*** Dataset section
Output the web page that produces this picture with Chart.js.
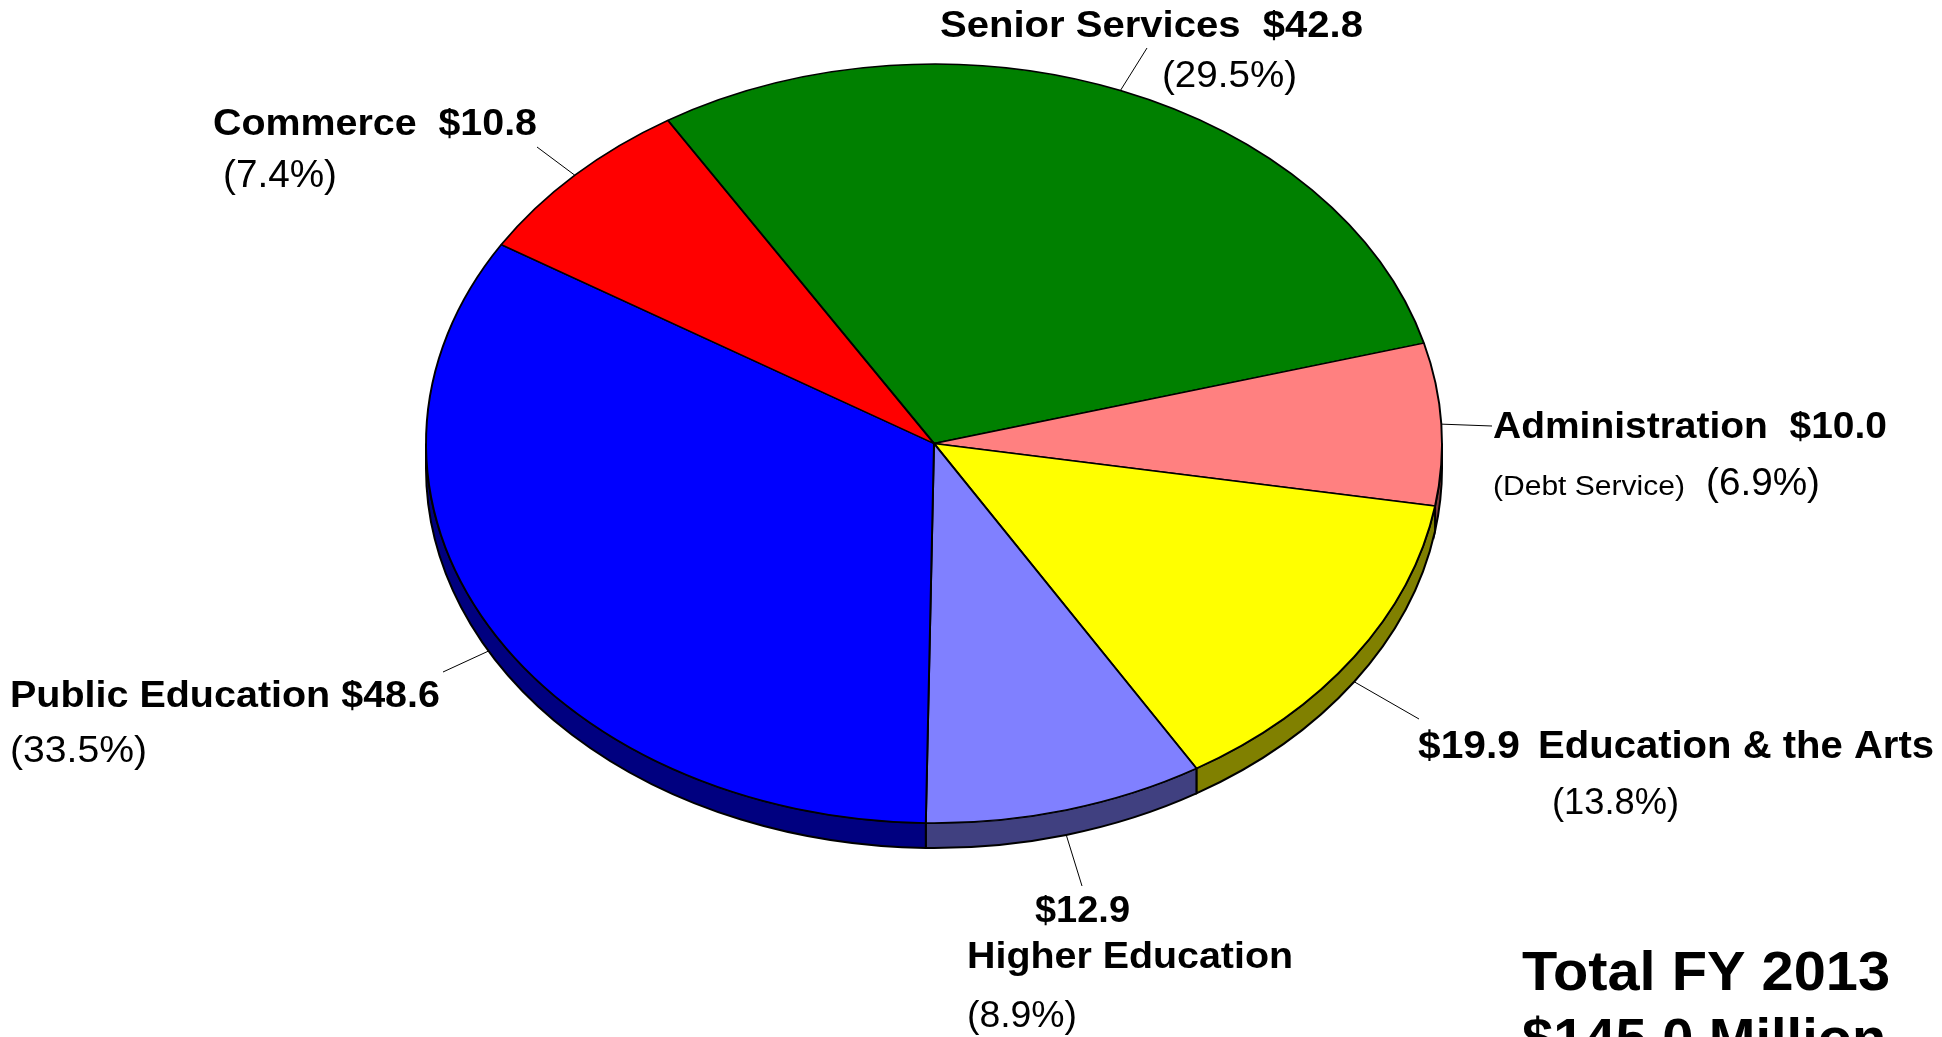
<!DOCTYPE html>
<html lang="en">
<head>
    <meta charset="UTF-8">
    <title>Total FY 2013 $145.0 Million</title>
    <script src="https://cdn.jsdelivr.net/npm/chart.js"></script>
    <style>
        body {
            margin: 0;
            background-color: #ffffff;
        }
        .chart-container {
            width: 1942px;
            height: 1037px;
            overflow: hidden;
        }
    </style>
</head>
<body>
    <div class="chart-container">
        <canvas id="budgetPie" width="1942" height="1037"></canvas>
    </div>
    <script>
        // values in $ millions, clockwise from the top-left
        const categories = ['Senior Services', 'Administration', 'Education & the Arts', 'Higher Education', 'Public Education', 'Commerce'];
        const amounts = [42.8, 10.0, 19.9, 12.9, 48.6, 10.8];
        const percents = ['29.5%', '6.9%', '13.8%', '8.9%', '33.5%', '7.4%'];
        const totalLines = ['Total FY 2013', '$145.0 Million'];

        const topColors = ['#008000', '#ff8080', '#ffff00', '#8080ff', '#0000ff', '#ff0000'];
        const sideColors = ['#004000', '#804040', '#808000', '#404080', '#000080', '#800000'];

        // where the tilted pie sits on the page
        const geom = { cx: 934, cy: 443.5, rx: 508, ry: 379.5, depth: 25 };

        const FONT = "'Liberation Sans', Arial, sans-serif";
        const money = v => '$' + v.toFixed(1);

        // label lines: [text, bold, size, x, baseline, width]
        const labelLayout = [
            { lines: [[categories[0] + '  ' + money(amounts[0]), true, 36, 940, 37, 423], ['(' + percents[0] + ')', false, 37, 1162, 87, 135]], end: [1147, 48] },
            { lines: [[categories[1] + '  ' + money(amounts[1]), true, 37, 1493, 438, 394], ['(Debt Service)', false, 27, 1493, 495, 192], ['(' + percents[1] + ')', false, 38, 1706, 495, 114]], end: [1492, 426] },
            { lines: [[money(amounts[2]), true, 38, 1418, 758, 102], [categories[2], true, 38, 1538, 758, 396], ['(' + percents[2] + ')', false, 37, 1552, 814, 127]], end: [1419, 719] },
            { lines: [[money(amounts[3]), true, 37, 1035, 922, 95], [categories[3], true, 37, 967, 968, 326], ['(' + percents[3] + ')', false, 37, 967, 1027, 110]], end: [1082, 886] },
            { lines: [[categories[4] + ' ' + money(amounts[4]), true, 37, 10, 707, 430], ['(' + percents[4] + ')', false, 37, 10, 762, 137]], end: [443, 672] },
            { lines: [[categories[5] + '  ' + money(amounts[5]), true, 37, 213, 135, 324], ['(' + percents[5] + ')', false, 38, 223, 187, 114]], end: [537, 147] }
        ];

        function fitText(ctx, text, bold, size, x, y, width) {
            ctx.save();
            ctx.font = (bold ? 'bold ' : '') + size + 'px ' + FONT;
            const w = ctx.measureText(text).width;
            ctx.translate(x, y);
            if (width) ctx.scale(width / w, 1);
            ctx.fillText(text, 0, 0);
            ctx.restore();
        }

        const pie3d = {
            id: 'pie3d',
            beforeDatasetsDraw(chart) {
                const ctx = chart.ctx;
                const meta = chart.getDatasetMeta(0);
                const a0 = meta.data[0];
                const R = a0.outerRadius;

                // side wall, only the front (lower) half shows
                ctx.save();
                ctx.lineWidth = 2;
                ctx.strokeStyle = '#000';
                meta.data.forEach((arc, i) => {
                    [-2 * Math.PI, 0, 2 * Math.PI].forEach(k => {
                        const s = Math.max(arc.startAngle + k, 0);
                        const e = Math.min(arc.endAngle + k, Math.PI);
                        if (e <= s) return;
                        ctx.beginPath();
                        ctx.ellipse(geom.cx, geom.cy, geom.rx, geom.ry, 0, s, e, false);
                        ctx.ellipse(geom.cx, geom.cy + geom.depth, geom.rx, geom.ry, 0, e, s, true);
                        ctx.closePath();
                        ctx.fillStyle = sideColors[i];
                        ctx.fill();
                        ctx.stroke();
                    });
                });
                ctx.restore();

                // squash the round pie into the tilted ellipse
                ctx.save();
                ctx.translate(geom.cx, geom.cy);
                ctx.scale(geom.rx / R, geom.ry / R);
                ctx.translate(-a0.x, -a0.y);
            },
            afterDatasetsDraw(chart) {
                chart.ctx.restore();
            },
            afterDraw(chart) {
                const ctx = chart.ctx;
                const meta = chart.getDatasetMeta(0);
                ctx.save();
                ctx.fillStyle = '#000';
                ctx.strokeStyle = '#000';
                ctx.lineWidth = 1;
                meta.data.forEach((arc, i) => {
                    const mid = (arc.startAngle + arc.endAngle) / 2;
                    const sin = Math.sin(mid);
                    const x0 = geom.cx + geom.rx * Math.cos(mid);
                    const y0 = geom.cy + geom.ry * sin + (sin > 0 ? geom.depth : 0);
                    const lab = labelLayout[i];
                    ctx.beginPath();
                    ctx.moveTo(x0, y0);
                    ctx.lineTo(lab.end[0], lab.end[1]);
                    ctx.stroke();
                    lab.lines.forEach(l => fitText(ctx, l[0], l[1], l[2], l[3], l[4], l[5]));
                });
                fitText(ctx, totalLines[0], true, 56, 1522, 990, 368);
                fitText(ctx, totalLines[1], true, 56, 1522, 1057, 0);
                ctx.restore();
            }
        };

        new Chart(document.getElementById('budgetPie').getContext('2d'), {
            type: 'pie',
            data: {
                labels: categories,
                datasets: [{
                    data: amounts,
                    backgroundColor: topColors,
                    borderColor: '#000000',
                    borderWidth: 2
                }]
            },
            options: {
                responsive: false,
                animation: false,
                events: [],
                rotation: -31.6,
                plugins: {
                    legend: { display: false },
                    tooltip: { enabled: false }
                }
            },
            plugins: [pie3d]
        });
    </script>
</body>
</html>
******
Aim: Repeat the listing in full and exactly. Leave any pictures out.

The solution:
Output the web page that produces this picture with Chart.js.
<!DOCTYPE html>
<html lang="en">
<head>
    <meta charset="UTF-8">
    <title>Total FY 2013 $145.0 Million</title>
    <script src="https://cdn.jsdelivr.net/npm/chart.js"></script>
    <style>
        body {
            margin: 0;
            background-color: #ffffff;
        }
        .chart-container {
            width: 1942px;
            height: 1037px;
            overflow: hidden;
        }
    </style>
</head>
<body>
    <div class="chart-container">
        <canvas id="budgetPie" width="1942" height="1037"></canvas>
    </div>
    <script>
        // values in $ millions, clockwise from the top-left
        const categories = ['Senior Services', 'Administration', 'Education & the Arts', 'Higher Education', 'Public Education', 'Commerce'];
        const amounts = [42.8, 10.0, 19.9, 12.9, 48.6, 10.8];
        const percents = ['29.5%', '6.9%', '13.8%', '8.9%', '33.5%', '7.4%'];
        const totalLines = ['Total FY 2013', '$145.0 Million'];

        const topColors = ['#008000', '#ff8080', '#ffff00', '#8080ff', '#0000ff', '#ff0000'];
        const sideColors = ['#004000', '#804040', '#808000', '#404080', '#000080', '#800000'];

        // where the tilted pie sits on the page
        const geom = { cx: 934, cy: 443.5, rx: 508, ry: 379.5, depth: 25 };

        const FONT = "'Liberation Sans', Arial, sans-serif";
        const money = v => '$' + v.toFixed(1);

        // label lines: [text, bold, size, x, baseline, width]
        const labelLayout = [
            { lines: [[categories[0] + '  ' + money(amounts[0]), true, 36, 940, 37, 423], ['(' + percents[0] + ')', false, 37, 1162, 87, 135]], end: [1147, 48] },
            { lines: [[categories[1] + '  ' + money(amounts[1]), true, 37, 1493, 438, 394], ['(Debt Service)', false, 27, 1493, 495, 192], ['(' + percents[1] + ')', false, 38, 1706, 495, 114]], end: [1492, 426] },
            { lines: [[money(amounts[2]), true, 38, 1418, 758, 102], [categories[2], true, 38, 1538, 758, 396], ['(' + percents[2] + ')', false, 37, 1552, 814, 127]], end: [1419, 719] },
            { lines: [[money(amounts[3]), true, 37, 1035, 922, 95], [categories[3], true, 37, 967, 968, 326], ['(' + percents[3] + ')', false, 37, 967, 1027, 110]], end: [1082, 886] },
            { lines: [[categories[4] + ' ' + money(amounts[4]), true, 37, 10, 707, 430], ['(' + percents[4] + ')', false, 37, 10, 762, 137]], end: [443, 672] },
            { lines: [[categories[5] + '  ' + money(amounts[5]), true, 37, 213, 135, 324], ['(' + percents[5] + ')', false, 38, 223, 187, 114]], end: [537, 147] }
        ];

        function fitText(ctx, text, bold, size, x, y, width) {
            ctx.save();
            ctx.font = (bold ? 'bold ' : '') + size + 'px ' + FONT;
            const w = ctx.measureText(text).width;
            ctx.translate(x, y);
            if (width) ctx.scale(width / w, 1);
            ctx.fillText(text, 0, 0);
            ctx.restore();
        }

        const pie3d = {
            id: 'pie3d',
            beforeDatasetsDraw(chart) {
                const ctx = chart.ctx;
                const meta = chart.getDatasetMeta(0);
                const a0 = meta.data[0];
                const R = a0.outerRadius;

                // side wall, only the front (lower) half shows
                ctx.save();
                ctx.lineWidth = 2;
                ctx.strokeStyle = '#000';
                meta.data.forEach((arc, i) => {
                    [-2 * Math.PI, 0, 2 * Math.PI].forEach(k => {
                        const s = Math.max(arc.startAngle + k, 0);
                        const e = Math.min(arc.endAngle + k, Math.PI);
                        if (e <= s) return;
                        ctx.beginPath();
                        ctx.ellipse(geom.cx, geom.cy, geom.rx, geom.ry, 0, s, e, false);
                        ctx.ellipse(geom.cx, geom.cy + geom.depth, geom.rx, geom.ry, 0, e, s, true);
                        ctx.closePath();
                        ctx.fillStyle = sideColors[i];
                        ctx.fill();
                        ctx.stroke();
                    });
                });
                ctx.restore();

                // squash the round pie into the tilted ellipse
                ctx.save();
                ctx.translate(geom.cx, geom.cy);
                ctx.scale(geom.rx / R, geom.ry / R);
                ctx.translate(-a0.x, -a0.y);
            },
            afterDatasetsDraw(chart) {
                chart.ctx.restore();
            },
            afterDraw(chart) {
                const ctx = chart.ctx;
                const meta = chart.getDatasetMeta(0);
                ctx.save();
                ctx.fillStyle = '#000';
                ctx.strokeStyle = '#000';
                ctx.lineWidth = 1;
                meta.data.forEach((arc, i) => {
                    const mid = (arc.startAngle + arc.endAngle) / 2;
                    const sin = Math.sin(mid);
                    const x0 = geom.cx + geom.rx * Math.cos(mid);
                    const y0 = geom.cy + geom.ry * sin + (sin > 0 ? geom.depth : 0);
                    const lab = labelLayout[i];
                    ctx.beginPath();
                    ctx.moveTo(x0, y0);
                    ctx.lineTo(lab.end[0], lab.end[1]);
                    ctx.stroke();
                    lab.lines.forEach(l => fitText(ctx, l[0], l[1], l[2], l[3], l[4], l[5]));
                });
                fitText(ctx, totalLines[0], true, 56, 1522, 990, 368);
                fitText(ctx, totalLines[1], true, 56, 1522, 1057, 0);
                ctx.restore();
            }
        };

        new Chart(document.getElementById('budgetPie').getContext('2d'), {
            type: 'pie',
            data: {
                labels: categories,
                datasets: [{
                    data: amounts,
                    backgroundColor: topColors,
                    borderColor: '#000000',
                    borderWidth: 2
                }]
            },
            options: {
                responsive: false,
                animation: false,
                events: [],
                rotation: -31.6,
                plugins: {
                    legend: { display: false },
                    tooltip: { enabled: false }
                }
            },
            plugins: [pie3d]
        });
    </script>
</body>
</html>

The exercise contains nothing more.